Task description: Pick out the lines containing "this".

Dataset:
--------------------------------

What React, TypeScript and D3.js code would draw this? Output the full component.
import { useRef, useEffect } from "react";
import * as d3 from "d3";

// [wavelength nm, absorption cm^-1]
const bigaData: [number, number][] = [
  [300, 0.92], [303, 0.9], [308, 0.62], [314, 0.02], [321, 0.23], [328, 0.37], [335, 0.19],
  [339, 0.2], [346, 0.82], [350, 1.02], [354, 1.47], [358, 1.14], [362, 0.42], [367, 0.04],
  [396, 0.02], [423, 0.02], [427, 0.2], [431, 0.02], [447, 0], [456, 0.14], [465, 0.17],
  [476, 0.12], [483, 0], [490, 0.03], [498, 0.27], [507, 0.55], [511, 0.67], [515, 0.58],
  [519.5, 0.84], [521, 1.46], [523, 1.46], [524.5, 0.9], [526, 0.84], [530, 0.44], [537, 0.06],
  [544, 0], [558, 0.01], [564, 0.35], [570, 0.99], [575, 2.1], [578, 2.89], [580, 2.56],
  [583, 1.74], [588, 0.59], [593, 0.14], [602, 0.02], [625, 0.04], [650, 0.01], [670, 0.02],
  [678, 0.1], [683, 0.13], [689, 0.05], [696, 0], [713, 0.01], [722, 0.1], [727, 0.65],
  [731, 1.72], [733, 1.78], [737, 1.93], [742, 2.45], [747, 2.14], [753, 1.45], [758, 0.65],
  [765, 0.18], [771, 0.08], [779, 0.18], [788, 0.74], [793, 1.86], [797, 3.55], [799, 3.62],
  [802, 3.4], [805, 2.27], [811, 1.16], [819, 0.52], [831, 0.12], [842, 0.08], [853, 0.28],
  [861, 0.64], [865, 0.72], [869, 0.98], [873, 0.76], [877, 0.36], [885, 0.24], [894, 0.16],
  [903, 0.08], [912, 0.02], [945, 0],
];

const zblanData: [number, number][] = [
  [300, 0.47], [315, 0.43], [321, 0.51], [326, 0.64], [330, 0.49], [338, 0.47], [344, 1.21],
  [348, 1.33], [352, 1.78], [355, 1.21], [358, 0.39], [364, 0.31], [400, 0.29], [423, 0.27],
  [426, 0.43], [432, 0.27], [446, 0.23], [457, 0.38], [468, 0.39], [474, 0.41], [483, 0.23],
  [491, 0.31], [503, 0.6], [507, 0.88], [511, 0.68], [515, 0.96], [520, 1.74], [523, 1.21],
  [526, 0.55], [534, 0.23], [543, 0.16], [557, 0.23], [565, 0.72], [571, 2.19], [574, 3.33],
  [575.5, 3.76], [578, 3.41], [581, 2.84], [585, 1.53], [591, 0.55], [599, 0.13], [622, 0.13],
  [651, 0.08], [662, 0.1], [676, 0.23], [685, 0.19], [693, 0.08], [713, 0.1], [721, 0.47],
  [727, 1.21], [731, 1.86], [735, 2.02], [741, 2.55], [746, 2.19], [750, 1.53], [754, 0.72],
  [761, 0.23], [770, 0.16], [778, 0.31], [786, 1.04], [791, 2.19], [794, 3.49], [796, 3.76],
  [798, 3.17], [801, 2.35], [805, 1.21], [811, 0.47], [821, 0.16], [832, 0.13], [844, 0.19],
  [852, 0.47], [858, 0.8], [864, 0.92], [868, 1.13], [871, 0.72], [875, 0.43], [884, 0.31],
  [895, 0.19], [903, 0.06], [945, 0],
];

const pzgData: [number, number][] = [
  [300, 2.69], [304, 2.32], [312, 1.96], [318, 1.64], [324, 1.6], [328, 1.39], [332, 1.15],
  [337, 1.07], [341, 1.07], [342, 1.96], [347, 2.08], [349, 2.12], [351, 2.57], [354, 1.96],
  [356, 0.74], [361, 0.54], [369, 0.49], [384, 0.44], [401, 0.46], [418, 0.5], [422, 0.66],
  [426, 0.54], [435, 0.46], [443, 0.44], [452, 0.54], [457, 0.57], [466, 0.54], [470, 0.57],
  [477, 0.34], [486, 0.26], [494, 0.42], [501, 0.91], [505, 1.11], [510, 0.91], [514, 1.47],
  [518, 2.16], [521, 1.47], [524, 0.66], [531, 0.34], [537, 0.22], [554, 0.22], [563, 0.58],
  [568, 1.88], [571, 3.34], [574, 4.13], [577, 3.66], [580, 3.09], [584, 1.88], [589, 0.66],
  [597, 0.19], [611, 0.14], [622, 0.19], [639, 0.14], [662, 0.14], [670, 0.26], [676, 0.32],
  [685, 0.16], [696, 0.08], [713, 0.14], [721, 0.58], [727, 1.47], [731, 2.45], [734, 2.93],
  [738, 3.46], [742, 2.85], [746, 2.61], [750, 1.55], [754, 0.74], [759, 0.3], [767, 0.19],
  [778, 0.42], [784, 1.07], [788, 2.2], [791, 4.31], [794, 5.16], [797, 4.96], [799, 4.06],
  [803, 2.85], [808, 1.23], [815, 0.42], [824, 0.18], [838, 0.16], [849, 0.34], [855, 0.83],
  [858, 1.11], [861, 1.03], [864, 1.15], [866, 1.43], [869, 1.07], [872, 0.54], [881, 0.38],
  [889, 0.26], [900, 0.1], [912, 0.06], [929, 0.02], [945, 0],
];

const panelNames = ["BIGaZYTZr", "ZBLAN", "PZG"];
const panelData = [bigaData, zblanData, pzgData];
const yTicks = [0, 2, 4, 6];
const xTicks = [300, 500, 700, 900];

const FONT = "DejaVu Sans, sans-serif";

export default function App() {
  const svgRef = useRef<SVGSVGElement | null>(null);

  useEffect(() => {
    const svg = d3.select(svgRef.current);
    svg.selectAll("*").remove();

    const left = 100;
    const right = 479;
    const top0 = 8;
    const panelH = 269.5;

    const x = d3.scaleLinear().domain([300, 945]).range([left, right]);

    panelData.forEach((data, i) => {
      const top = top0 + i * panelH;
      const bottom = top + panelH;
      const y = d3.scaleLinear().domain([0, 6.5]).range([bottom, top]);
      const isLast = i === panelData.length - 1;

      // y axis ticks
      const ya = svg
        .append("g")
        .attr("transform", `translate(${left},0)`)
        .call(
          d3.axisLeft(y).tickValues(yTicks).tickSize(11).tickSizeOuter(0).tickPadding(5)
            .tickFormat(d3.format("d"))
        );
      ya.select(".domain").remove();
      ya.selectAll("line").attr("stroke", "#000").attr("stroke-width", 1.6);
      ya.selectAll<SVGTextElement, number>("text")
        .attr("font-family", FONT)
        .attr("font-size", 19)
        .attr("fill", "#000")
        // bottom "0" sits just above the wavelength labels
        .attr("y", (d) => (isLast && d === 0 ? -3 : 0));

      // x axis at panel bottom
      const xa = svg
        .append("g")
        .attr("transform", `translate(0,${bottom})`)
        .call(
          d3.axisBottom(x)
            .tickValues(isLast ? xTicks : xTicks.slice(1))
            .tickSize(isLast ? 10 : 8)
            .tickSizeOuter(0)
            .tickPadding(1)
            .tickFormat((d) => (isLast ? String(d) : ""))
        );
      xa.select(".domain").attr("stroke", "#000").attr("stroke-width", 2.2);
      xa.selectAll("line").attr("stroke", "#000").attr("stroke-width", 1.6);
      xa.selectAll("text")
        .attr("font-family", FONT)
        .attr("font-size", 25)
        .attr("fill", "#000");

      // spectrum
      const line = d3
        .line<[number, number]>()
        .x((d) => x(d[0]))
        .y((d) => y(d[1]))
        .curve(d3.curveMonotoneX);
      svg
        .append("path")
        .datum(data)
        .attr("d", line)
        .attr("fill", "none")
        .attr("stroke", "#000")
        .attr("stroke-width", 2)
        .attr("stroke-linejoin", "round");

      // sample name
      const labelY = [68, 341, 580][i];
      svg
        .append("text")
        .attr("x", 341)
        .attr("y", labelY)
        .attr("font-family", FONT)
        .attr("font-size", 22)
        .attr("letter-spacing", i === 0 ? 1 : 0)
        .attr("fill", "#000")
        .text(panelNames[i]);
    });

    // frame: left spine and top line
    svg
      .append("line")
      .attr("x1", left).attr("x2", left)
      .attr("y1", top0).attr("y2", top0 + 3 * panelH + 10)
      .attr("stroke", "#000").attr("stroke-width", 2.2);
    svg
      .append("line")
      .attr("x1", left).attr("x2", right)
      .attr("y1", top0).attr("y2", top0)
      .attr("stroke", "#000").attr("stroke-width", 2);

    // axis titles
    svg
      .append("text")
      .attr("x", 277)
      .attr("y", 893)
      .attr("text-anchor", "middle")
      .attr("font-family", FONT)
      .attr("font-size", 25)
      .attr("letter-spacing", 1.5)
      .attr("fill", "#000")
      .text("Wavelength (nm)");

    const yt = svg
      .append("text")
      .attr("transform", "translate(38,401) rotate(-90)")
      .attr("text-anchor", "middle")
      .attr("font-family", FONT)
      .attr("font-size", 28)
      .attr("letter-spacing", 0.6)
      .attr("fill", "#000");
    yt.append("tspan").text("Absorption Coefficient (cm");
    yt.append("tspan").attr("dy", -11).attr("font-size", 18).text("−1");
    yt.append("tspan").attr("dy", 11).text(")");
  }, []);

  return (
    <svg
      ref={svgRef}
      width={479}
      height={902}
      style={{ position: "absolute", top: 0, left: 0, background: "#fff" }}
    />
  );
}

--------------------------------

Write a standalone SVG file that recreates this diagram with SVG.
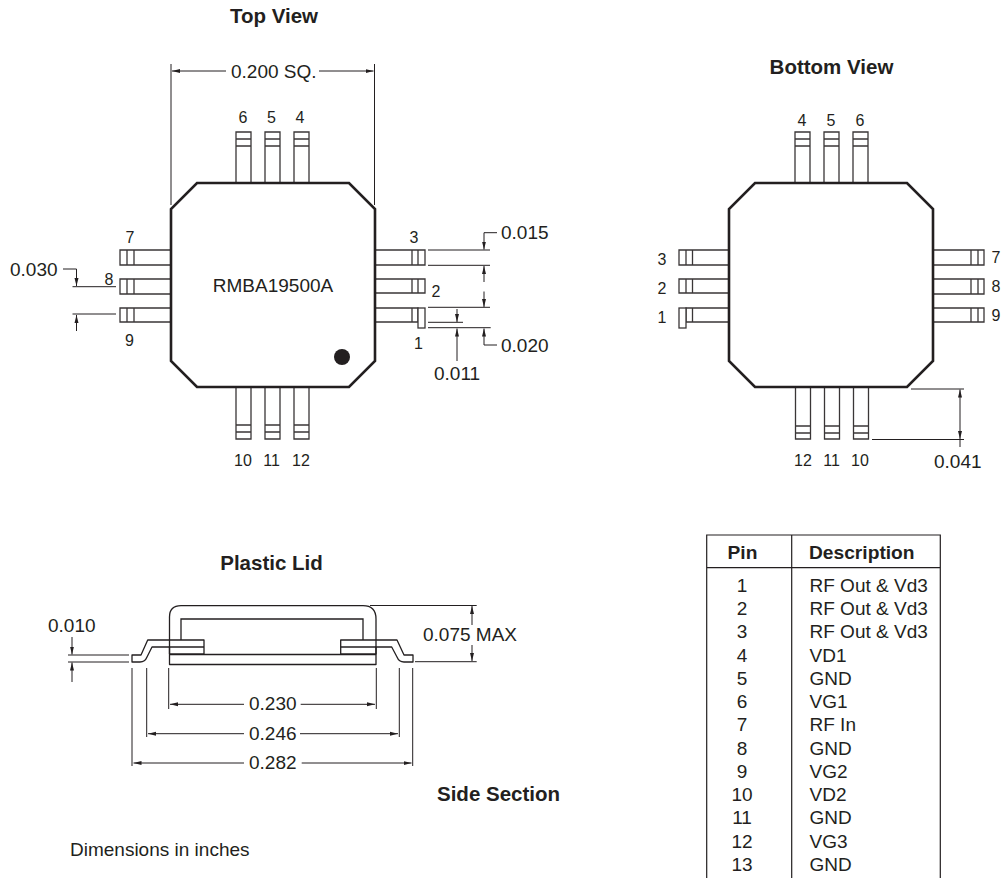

--------------------------------

Exercise result:
What React, TypeScript and D3.js code would draw this? Output the full component.
Write a standalone SVG file that recreates this diagram with SVG.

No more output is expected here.